OPINION.
Sternhagen:The Commissioner determined a deficiency of $1,267,95 in petitioner’s income tax for 1932. He determined that $64,715.97 received by petitioner in 1932 should be regarded as interest $7,704.18 and sale price of land $57,011.79, of which $46,554.69 was profit. The petitioner urges that it correctly treated the amount on its return as $63,314.92 received in repayment of loans and $1,401.05 -as interest thereon. The facts are all presented in a written stipulation.
The petitioner in 1927 sold a tract of land in Los Angeles County, California, to Clifford It. Reid, Inc., for $1,209,000, to be paid $234,400 down in 1927 and the rest, with interest, during succeeding years out of the proceeds of sales or leases of lots and improvements. Petitioner’s cost basis of the tract was $221,785.31, or 18.342 percent of the sale price, and that percentage of each installment payment was therefore treated as cost and the rest gain. The land was conveyed in trust to the Los Angeles First National Trust & Savings Bank, which was to hold the title in trust and receive the payments from Reid, Inc., and pay them to petitioner to be applied to the sale price and interest.

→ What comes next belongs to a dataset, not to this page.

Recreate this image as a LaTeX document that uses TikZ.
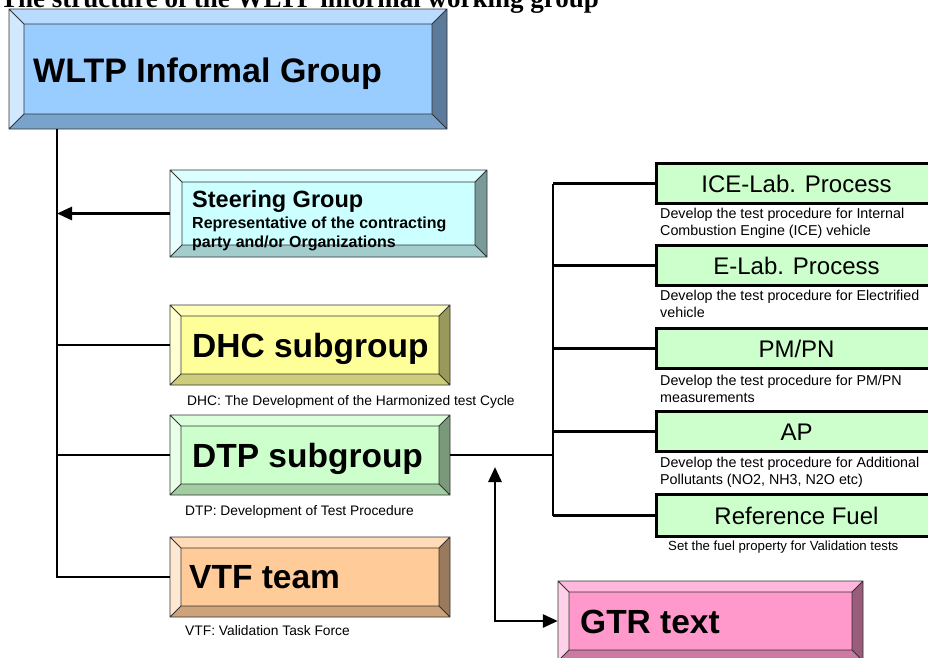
\documentclass[tikz,border=0pt]{standalone}
\usepackage{fontspec}
\setmainfont{Liberation Sans}
\newfontfamily\ttlfamily{Liberation Serif}
\usetikzlibrary{arrows.meta,fit}
\definecolor{cwltp}{HTML}{99CCFF}
\definecolor{csteer}{HTML}{CCFFFF}
\definecolor{cdhc}{HTML}{FFFF99}
\definecolor{cdtp}{HTML}{CCFFCC}
\definecolor{cvtf}{HTML}{FFCC99}
\definecolor{cgtr}{HTML}{FF99CC}
\definecolor{cgreen}{HTML}{CCFFCC}
\definecolor{cline}{HTML}{333333}
\tikzset{
  bevline/.style={draw=cline,line width=0.8pt},
  conn/.style={draw=black,line width=2.8pt},
  arrowconn/.style={conn,-{Triangle[length=15pt,width=13pt]}},
  dblconn/.style={conn,{Triangle[length=15pt,width=13pt]}-{Triangle[length=15pt,width=13pt]}},
  greenbox/.style={draw=black,line width=3pt,fill=cgreen,anchor=north west,
    minimum width=280pt,minimum height=40pt,inner sep=0pt,
    font=\fontsize{24}{28}\selectfont,text height=17.2pt,text depth=0pt},
  bigtext/.style={anchor=base west,inner sep=0pt,font=\fontsize{33.5}{40}\selectfont\bfseries},
  caption/.style={anchor=base west,inner sep=0pt,align=left,font=\fontsize{13.8}{17}\selectfont},
  gcaption/.style={anchor=base west,inner sep=0pt,align=left,font=\fontsize{14.3}{17}\selectfont},
}
\newcommand{\bevelbox}[7]{%
  \fill[#7!45!white] (#2,#3) -- ({#2+#6},{#3+#6}) -- ({#2+#6},{#5-#6}) -- (#2,#5) -- cycle;
  \fill[#7!70!white] (#2,#3) -- (#4,#3) -- ({#4-#6},{#3+#6}) -- ({#2+#6},{#3+#6}) -- cycle;
  \fill[#7!60!black] (#4,#3) -- (#4,#5) -- ({#4-#6},{#5-#6}) -- ({#4-#6},{#3+#6}) -- cycle;
  \fill[#7!80!black] (#2,#5) -- (#4,#5) -- ({#4-#6},{#5-#6}) -- ({#2+#6},{#5-#6}) -- cycle;
  \fill[#7] ({#2+#6},{#3+#6}) rectangle ({#4-#6},{#5-#6});
  \draw[bevline] (#2,#3) rectangle (#4,#5) ({#2+#6},{#3+#6}) rectangle ({#4-#6},{#5-#6})
    (#2,#3) -- ({#2+#6},{#3+#6}) (#4,#3) -- ({#4-#6},{#3+#6})
    (#4,#5) -- ({#4-#6},{#5-#6}) (#2,#5) -- ({#2+#6},{#5-#6});
  \path (#2,#3) coordinate (#1-nw) (#4,#5) coordinate (#1-se);
  \node[fit=(#1-nw)(#1-se),inner sep=0pt] (#1) {};
}
\begin{document}
\begin{tikzpicture}[x=1pt,y=-1pt]
\useasboundingbox (0,0) rectangle (928,657);
\fill[white] (0,0) rectangle (928,657);

% title (cut off at the top)
\node[anchor=base west,inner sep=0pt,font=\ttlfamily\bfseries\fontsize{27}{30}\selectfont] (title) at (0,7)
  {The structure of the WLTP informal working group};

% bevelled boxes
\bevelbox{wltp}{9}{9}{447}{129}{15}{cwltp}
\node[anchor=base west,inner sep=0pt,font=\fontsize{34}{40}\selectfont\bfseries] (wltptxt) at (33,82) {WLTP Informal Group};

\bevelbox{steer}{170}{170}{487}{257}{12}{csteer}
\node[anchor=base west,inner sep=0pt,font=\fontsize{23.5}{28}\selectfont\bfseries] (steertxt) at (192,207) {Steering Group};
\node[anchor=base west,inner sep=0pt,align=left,font=\fontsize{16}{19}\selectfont\bfseries] (steersub) at (192,247)
  {Representative of the contracting\\party and/or Organizations};

\bevelbox{dhc}{170}{305}{450}{385}{11}{cdhc}
\node[bigtext] (dhctxt) at (192,357) {DHC subgroup};
\node[caption] (dhccap) at (187,405) {DHC: The Development of the Harmonized test Cycle};

\bevelbox{dtp}{170}{415}{450}{495}{11}{cdtp}
\node[bigtext] (dtptxt) at (192,467) {DTP subgroup};
\node[caption] (dtpcap) at (185,515) {DTP: Development of Test Procedure};

\bevelbox{vtf}{170}{537}{450}{617}{11}{cvtf}
\node[bigtext] (vtftxt) at (189,588) {VTF team};
\node[caption] (vtfcap) at (185,635) {VTF: Validation Task Force};

\bevelbox{gtr}{558}{581}{863}{661}{11}{cgtr}
\node[bigtext] (gtrtxt) at (580,633) {GTR text};

% green process boxes
\node[greenbox] (ice) at (655,162) {ICE-Lab. Process};
\node[gcaption] (icecap) at (660,235) {Develop the test procedure for Internal\\Combustion Engine (ICE) vehicle};
\node[greenbox] (elab) at (655,244) {E-Lab. Process};
\node[gcaption] (elabcap) at (660,317) {Develop the test procedure for Electrified\\vehicle};
\node[greenbox] (pmpn) at (655,327) {PM/PN};
\node[gcaption] (pmpncap) at (660,402) {Develop the test procedure for PM/PN\\measurements};
\node[greenbox] (ap) at (655,410) {AP};
\node[gcaption] (apcap) at (660,484) {Develop the test procedure for Additional\\Pollutants (NO2, NH3, N2O etc)};
\node[greenbox,minimum height=42pt] (ref) at (655,493) {Reference Fuel};
\node[caption,font=\fontsize{13.2}{16}\selectfont] (refcap) at (668,550) {Set the fuel property for Validation tests};

% left trunk
\coordinate (ltrunk) at (57,0);
\draw[conn] (wltp.south -| ltrunk) -- (vtf.west -| ltrunk) -- (vtf.west);
\draw[conn] (dhc.west -| ltrunk) -- (dhc.west);
\draw[conn] (dtp.west -| ltrunk) -- (dtp.west);
\draw[arrowconn] (steer.west) -- (steer.west -| ltrunk);

% right trunk
\coordinate (rtrunk) at (553,0);
\draw[conn] (ice.west -| rtrunk) -- (ref.west -| rtrunk);
\draw[conn] (dtp.east) -- (dtp.east -| rtrunk);
\draw[conn] (ice.west -| rtrunk) -- (ice.west);
\draw[conn] (elab.west -| rtrunk) -- (elab.west);
\draw[conn] (pmpn.west -| rtrunk) -- (pmpn.west);
\draw[conn] (ap.west -| rtrunk) -- (ap.west);
\draw[conn] (ref.west -| rtrunk) -- (ref.west);

% GTR connector
\coordinate (gtrup) at (495,467);
\draw[dblconn] (gtrup) |- (gtr.west);
\end{tikzpicture}
\end{document}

At various times in 1931 petitioner had loaned money to Reid, Inc., aggregating $63,314.92, which it was understood should be repaid from the proceeds of the tract.
In 1932 the trustee paid petitioner $64,7.15.97, pursuant to the trust, and petitioner in its accounts allocated this, $57,011.79 principal of purchase price of tract, $5,337.84 interest on an earlier note of 1930, and $2,366.34 interest on the 1931 loans. Thereafter, on December 22, 1932, petitioner and Reid, Inc., agreed in writing upon a system •of allocating payments received from the trustee, including the $64,715.97, according to a prescribed schedule. In conformity with this agreed schedule, petitioner, before the end of 1932, made the proper accounting entries to change the above allocation of the *117$64,715.97 and to allocate it according to the agreement, $63,314.82 to principal of the 1931 loans and $1,401.05 to interest on such loans.
Petitioner’s accounts were kept on the cash receipts and disbursements basis.
On its income tax return it omitted from income the $63,314.92, treating it as repayment of money loaned, and included in income the $1,401.05 as received interest.
The only question is whether the petitioner is bound by its first accounting allocation to include in its 1932 income $46,554.69 as the properly computed gain on the sale of land, and $7,704.18 as interest on notes, as the Commissioner has determined, or is free for tax purposes to change the allocation before the end of the year to accord with its agreement. No one challenges the binding force of the supplementary agreement prescribing the allocation. Deering’s Civil Code California § 1479; Cardinell v. O'Dowd, 43 Cal. 586. Under it, Reid, Inc., could not thereafter contend that it had paid any part of the $64,715.97 as purchase price of the tract, and petitioner could not insist that the 1931 loans had not been paid. The parties to these transactions had a right to earmark the payments and to regard, with binding force, the petitioner’s first accounting allocation as a mistake. Whenever the revenue act has deprived taxpayers of the right to earmark, it has done so in clear language, as in respect of the source of corporate dividends, Revenue Act of 1928, sec. 115 (b).
So long as the correct and final allocation was made by the taxpayer within the year of' the receipt, there is no reason why the return should not be made in accordance with the correct entry. The reasoning is similar to that used heretofore to relieve a taxpayer from tax on that part of a salary which within the year was restored to the employer. Albert W. Russel, 35 B. T. A. 602; see O. B. Barker, 3 B. T. A. 1180; Carey Van Fleet, 2 B. T. A. 825.
Judgment will be entered for the petitioner.